How Not to Walk, Part 12 (Revive the Family, Revive the Church, Awaken the Nation, O Lord #258)


A series of homilies on Ephesians.

A homily is “a short talk on a religious or moral topic; a usually short sermon; a lecture or discourse on or of a biblical theme.”

Daniel Whyte III

Daniel Whyte III

I am sharing a verse-by-verse series of short messages on Ephesians (as well as other passages of Scripture) specifically targeted at reviving families and encouraging and exhorting husbands, wives, fathers, mothers, and children to do what God has commanded them to do, for if the church is to be revived and the country is to be awakened, the family must be revived first.

TEXT: Ephesians 4:28:

28 Let him that stole steal no more: but rather let him labour, working with his hands the thing which is good, that he may have to give to him that needeth.


Robert E. Speer said, “The evangelization of the world in this generation depends first of all upon a revival of prayer. Deeper than the need for men; deeper, far, than the need for money; aye, deep down at the bottom of our spiritless life is the need for the forgotten secret of prevailing, world-wide prayer.”

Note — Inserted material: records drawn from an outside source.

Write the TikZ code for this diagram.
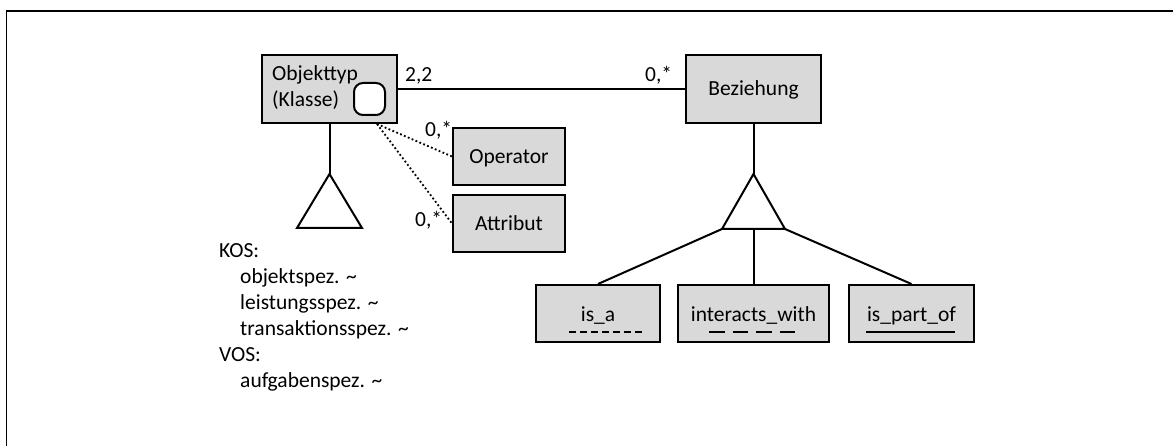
\documentclass[tikz,border=0pt]{standalone}
\usepackage{fontspec}
\setmainfont{Carlito}
\definecolor{boxgray}{HTML}{D9D9D9}
\tikzset{
  px/.style={x=1pt,y=-1pt},
  ln/.style={line width=2pt,black},
  box/.style={draw,ln,fill=boxgray,inner sep=0pt,text height=13.8pt,text depth=0pt},
  lbl/.style={anchor=base west,inner sep=0pt},
  dotline/.style={line width=1.8pt,dash pattern=on 1.8pt off 2.4pt},
}
\begin{document}
\begin{tikzpicture}[px,font=\fontsize{21.5pt}{26pt}\selectfont]
\useasboundingbox (0,0) rectangle (1173,446);
% frame
\draw[line width=1.6pt] (1173,11) -- (6.5,11) -- (6.5,446);

% boxes
\node[box,minimum width=135pt,minimum height=68pt] (obj) at (329.5,89) {};
\node[lbl] (objt1) at (272,81) {Objekttyp};
\node[lbl] (objt2) at (272,107) {(Klasse)};
\node[draw,ln,fill=white,rounded corners=9pt,minimum width=31pt,minimum height=32pt,inner sep=0pt] (sym) at (369.5,99) {};

\node[box,minimum width=135pt,minimum height=68pt] (bez) at (753.5,89) {Beziehung};
\node[box,minimum width=112pt,minimum height=57pt] (op) at (509,156.5) {Operator};
\node[box,minimum width=112pt,minimum height=57pt] (att) at (509,223.5) {Attribut};

\node[box,minimum width=124pt,minimum height=57pt] (isa) at (598,313.5) {};
\node[box,minimum width=151pt,minimum height=57pt] (inter) at (753.5,313.5) {};
\node[box,minimum width=125pt,minimum height=57pt] (part) at (911.5,313.5) {};
\node[anchor=base,inner sep=0pt] (isat) at (isa.center |- 0,322) {is\_a};
\node[anchor=base,inner sep=0pt] (intert) at (inter.center |- 0,322) {interacts\_with};
\node[anchor=base,inner sep=0pt] (partt) at (part.center |- 0,322) {is\_part\_of};

% underlines
\coordinate (u1a) at (569,332); \coordinate (u1b) at (643,332);
\coordinate (u2a) at (709,332); \coordinate (u2b) at (797,332);
\coordinate (u3a) at (866,332); \coordinate (u3b) at (955,332);
\draw[line width=1.8pt,dash pattern=on 7pt off 4pt] (u1a) -- (u1b);
\draw[line width=1.8pt,dash pattern=on 15.5pt off 8pt] (u2a) -- (u2b);
\draw[line width=2.2pt] (u3a) -- (u3b);

% association
\draw[ln] (obj) -- (bez);
\node[lbl] (l22) at (405,82) {2,2};
\node[lbl] (l0b) at (645,82) {0,*};

% dotted links
\coordinate (dstart) at (377,124);
\draw[dotline] (dstart) -- (op.west);
\draw[dotline] (dstart) -- (att.west);
\node[lbl] (l0o) at (425,137) {0,*};
\node[lbl] (l0a) at (415,227) {0,*};

% left triangle
\coordinate (ta) at (329.5,174);
\coordinate (tbl) at (297,228);
\coordinate (tbr) at (362,228);
\draw[ln] (obj.south) -- (ta);
\draw[ln,line join=miter] (ta) -- (tbl) -- (tbr) -- cycle;

% right triangle
\coordinate (ra) at (753.5,174);
\coordinate (rbl) at (722,229);
\coordinate (rbm) at (753.5,229);
\coordinate (rbr) at (785,229);
\draw[ln] (bez.south) -- (ra);
\draw[ln,line join=miter] (ra) -- (rbl) -- (rbr) -- cycle;
\draw[ln] (rbl) -- (isa.north);
\draw[ln] (rbm) -- (inter.north);
\draw[ln] (rbr) -- (part.north);

% text block
\node[lbl] (k1) at (219,258) {KOS:};
\node[lbl] (k2) at (240,284) {objektspez. \char`~};
\node[lbl] (k3) at (240,310) {leistungsspez. \char`~};
\node[lbl] (k4) at (240,336) {transaktionsspez. \char`~};
\node[lbl] (k5) at (219,362) {VOS:};
\node[lbl] (k6) at (240,388) {aufgabenspez. \char`~};
\end{tikzpicture}
\end{document}
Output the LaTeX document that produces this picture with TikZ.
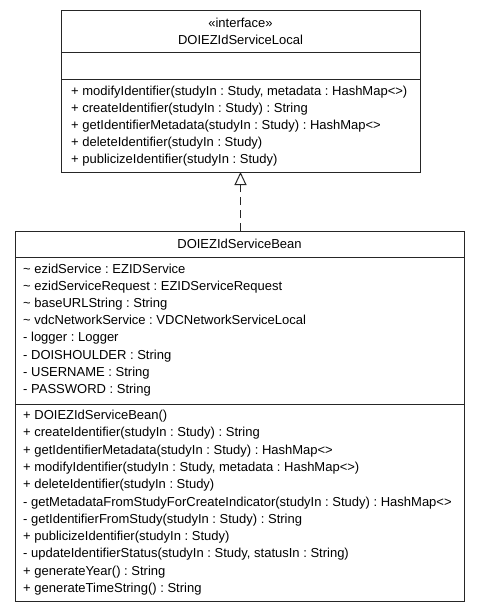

Leonard Ravenhill said, “I want to so live that God doesn’t have to give me but one minute’s notice to step out of time into eternity.”

In their book, The Ten Greatest Revivals Ever, Elmer Towns and Douglas Porter share with us: “The Cane Ridge Revival introduced the element of shouting to revival meetings, so that many were called ‘shouting Methodists.’ So many of their new songs had the word ‘shout’ in the lyrics that it became a common religious expression. When someone died, for example, the Methodists said, ‘He went off shouting.’ Shouting was not simply noise, nor was it loud preaching; yet when a minister was preaching, some would shout from the audience. Shouting wasn’t exhorting, nor praying, nor was it a united cheer of many believers. Shouting was an individual response. Loud praying was ‘shouting,’ as when a congregation all prayed loudly at the same time, when, for example, they attempted to ‘pray down’ a sinner, so he would get converted.”


In verse 28, we have another contrasting position between the actions of the new man and the old man. Paul writes, “Let him that stole steal no more.” Stealing is the action of the old man — action that a new man in Christ should not engage in.

Stealing was very rampant in Paul’s day, especially among the slaves and the poorer class. Many people felt it was okay to steal to survive. But Paul calls Christian slaves, no matter how impoverished, to a higher standard of living. The way of thievery is the way of the world and the proof of a lack of trust in God. It is a demonic way of thinking. When a person thinks: ‘I am going to get what I want even if I have to steal it is devilish. Christians are to abide by the way of trust in God to supply for all their needs.

Stealing has its roots in Satan. The Bible Exposition Commentary states, “Just as Satan is a liar and a murderer, he is also a thief. [Jesus said,] ‘The thief cometh not, but for to steal, and to kill, and to destroy.’ Satan turned Judas into a thief and he would do the same to us if he could. When he tempted Eve, he led her to become a thief, for she took the fruit that was forbidden. And she, in turn, made Adam a thief. The first Adam was a thief and was cast out of Paradise, but the Last Adam, Christ, turned to a thief and said, ‘Today shalt thou be with Me in paradise.'”

Here we have a great contrast — Adam the old man and Christ the new man. Adam’s way failed. Only Jesus’ way will work in the end. All who are new men and women in Christ should leave the old ways — including stealing behind — and begin to walk in the new way of Christ.

The new man ought to live the new life, as expressed in this poem:

New Life in Christ, abundant and free!
What glories shine, what joys are mine,
What wondrous blessings I see!

My past with its sin, its searching and strife,
Are forever gone — there’s a brand new dawn!
For in Christ I have found new life.